Would you say it’s in yours?
Well, it’s more a question of: how does that ego live with insecurity at the same time? That’s how it lives in me. I have the ego required to believe that I can entertain those dinner party guests for two hours and 12 minutes but I live and die with whether or not I was successful doing it. If I am not writing, or if I am not writing well, I feel terrible. What is the worst thing that can happen to a writer? An idea being stillborn; that you have this great idea and you want to so badly to see it through to the screen undiluted. When that doesn’t happen, it feels terrible. When I fail at an episode of TV, when I swing and miss with a movie or a play, it’s life or death for me. I feel I don’t have any value, that there is no reason someone would want to be friends with me, that kind of thing… I think that is something that’s not going to change, so I try to use it as motivation.

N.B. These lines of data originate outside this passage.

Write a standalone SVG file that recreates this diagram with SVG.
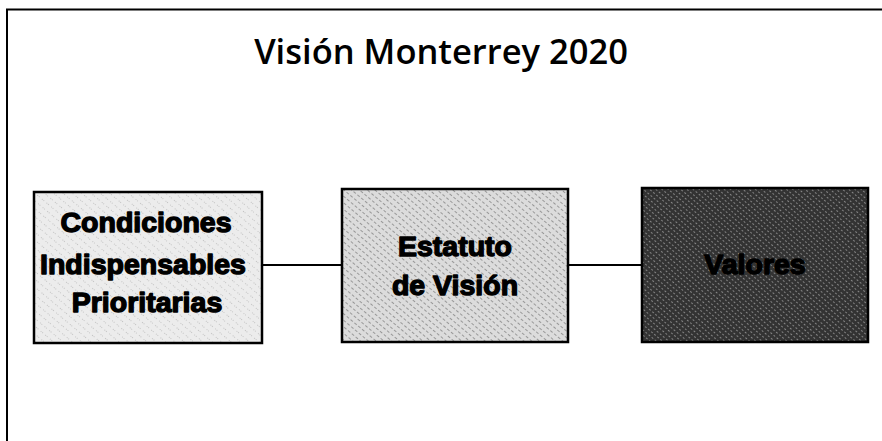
<svg xmlns="http://www.w3.org/2000/svg" width="882" height="441" viewBox="0 0 882 441">
<style>
.box{stroke:#000;stroke-width:2.5}
.lbl{font-family:"Liberation Sans",Arial,sans-serif;font-weight:bold;font-size:28.5px;text-anchor:middle;fill:#000;stroke:#000;stroke-width:1.4;stroke-linejoin:round}
.conn{stroke:#000;stroke-width:2;fill:none}
.title{font-family:"Open Sans","Noto Sans",sans-serif;font-weight:600;font-size:34.5px;text-anchor:middle;fill:#000}
</style>
<defs>
<pattern id="p1" width="6" height="6" patternUnits="userSpaceOnUse" patternTransform="rotate(-50)">
<rect width="6" height="6" fill="#ececec"/>
<line x1="0" y1="0" x2="0" y2="6" stroke="#9a9a9a" stroke-width="1" stroke-dasharray="1 3"/>
</pattern>
<pattern id="p2" width="5" height="5" patternUnits="userSpaceOnUse" patternTransform="rotate(-50)">
<rect width="5" height="5" fill="#dcdcdc"/>
<line x1="0" y1="0" x2="0" y2="5" stroke="#6a6a6a" stroke-width="1.2" stroke-dasharray="2 2"/>
</pattern>
<pattern id="p3" width="4" height="4" patternUnits="userSpaceOnUse" patternTransform="rotate(-50)">
<rect width="4" height="4" fill="#333"/>
<line x1="0" y1="0" x2="0" y2="4" stroke="#bdbdbd" stroke-width="1.2" stroke-dasharray="2 2"/>
</pattern>
</defs>
<rect width="882" height="441" fill="#fff"/>
<g id="frame">
<path d="M7 441 V9.5 H882" fill="none" stroke="#000" stroke-width="2"/>
</g>
<g id="title"><text class="title" x="441" y="64">Visión Monterrey 2020</text></g>
<g id="connectors">
<line class="conn" x1="262" y1="265" x2="342" y2="265"/>
<line class="conn" x1="568" y1="265" x2="642" y2="265"/>
</g>
<g id="node-condiciones">
<rect class="box" x="34" y="192" width="228" height="151" fill="url(#p1)"/>
<text class="lbl" x="146" y="232">Condiciones</text>
<text class="lbl" x="143" y="274">Indispensables</text>
<text class="lbl" x="147" y="312">Prioritarias</text>
</g>
<g id="node-estatuto">
<rect class="box" x="342" y="189" width="226" height="153" fill="url(#p2)"/>
<text class="lbl" x="455" y="256">Estatuto</text>
<text class="lbl" x="455" y="295">de Visión</text>
</g>
<g id="node-valores">
<rect class="box" x="642" y="188" width="226" height="154" fill="url(#p3)"/>
<text class="lbl" x="755" y="274">Valores</text>
</g>
</svg>
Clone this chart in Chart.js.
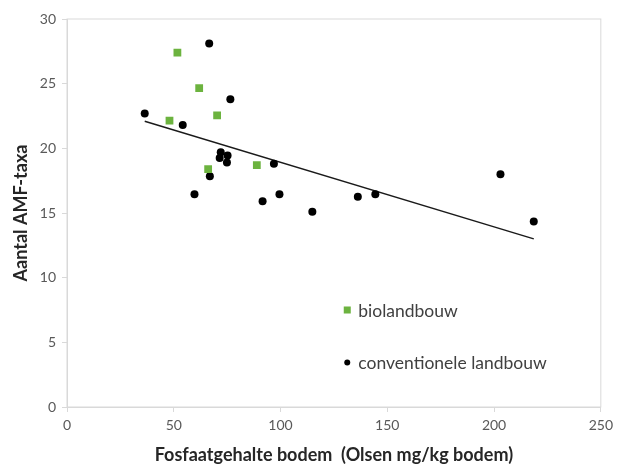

“That’s not going to change, so I try to use it as motivation.”
A stillborn idea is still better than an idea you have to kill, isn’t it?
Killing your darlings, as they say, is always hard. But it’s always necessary.
Did that become even harder for you once you started directing?
No, I didn’t find it any harder as the executioner in the case of Molly’s Game. I actually found that I had directed a lot of the movie while I was writing it: whether it was music, the sound of ice flying off the edge of a ski… Whereas oftentimes I am happy when the director comes in and is able to take what is in my head and take it to another level. Molly’s Game probably has more visual interest than any other movie I have written combined.
Of course. You are best known for long, cinematic speeches — like the famous “You can’t handle the truth!” monologue in A Few Good Men.
Well, I have always loved courtroom dramas for a few reasons: the stakes are clear, the intentions and the obstacles are clear. You have a jury, which is a stand-in for the audience. They know as little as the audience does, so exposition is easy to handle. Sitting at my family’s dinner table and listening to the conversations, I just always loved the sound of, “Okay, but have you thought of it this way...?” And that often happens in courtroom dramas. So, you know, I am always surprised when people, particularly film critics, are surprised by the amount of language in the movies that I write.
Does that happen very often?
The movies that I love are packed with language! They are not just images with minimalistic language attached, whether it’s Ben Hecht — or Paddy Chayefsky, who is a hero of mine. It’s all about this fantastic language that he was able to create. I like language and so when I write something, I always want the best director to direct it. But in the case of Molly’s Game the producer suggested to me that I might be the best director.
Was that a question of control, or was it about protecting your story?
I was aware that with this story there was a natural gravitational pull toward the shiny objects in the story: the money, the glamour, the decadence, the poker, Hollywood names, and that it would be easy for someone else to drown out the story that I wanted to tell with those elements. I wanted to tell a story that was set against the backdrop of those elements, yes — but I guess I just had such a clear idea of that that I wanted to see it all the way through. It was not going to be enough to just successfully get it on the page; I wanted to get it to the screen, too. And I thought I might be the best person to do that.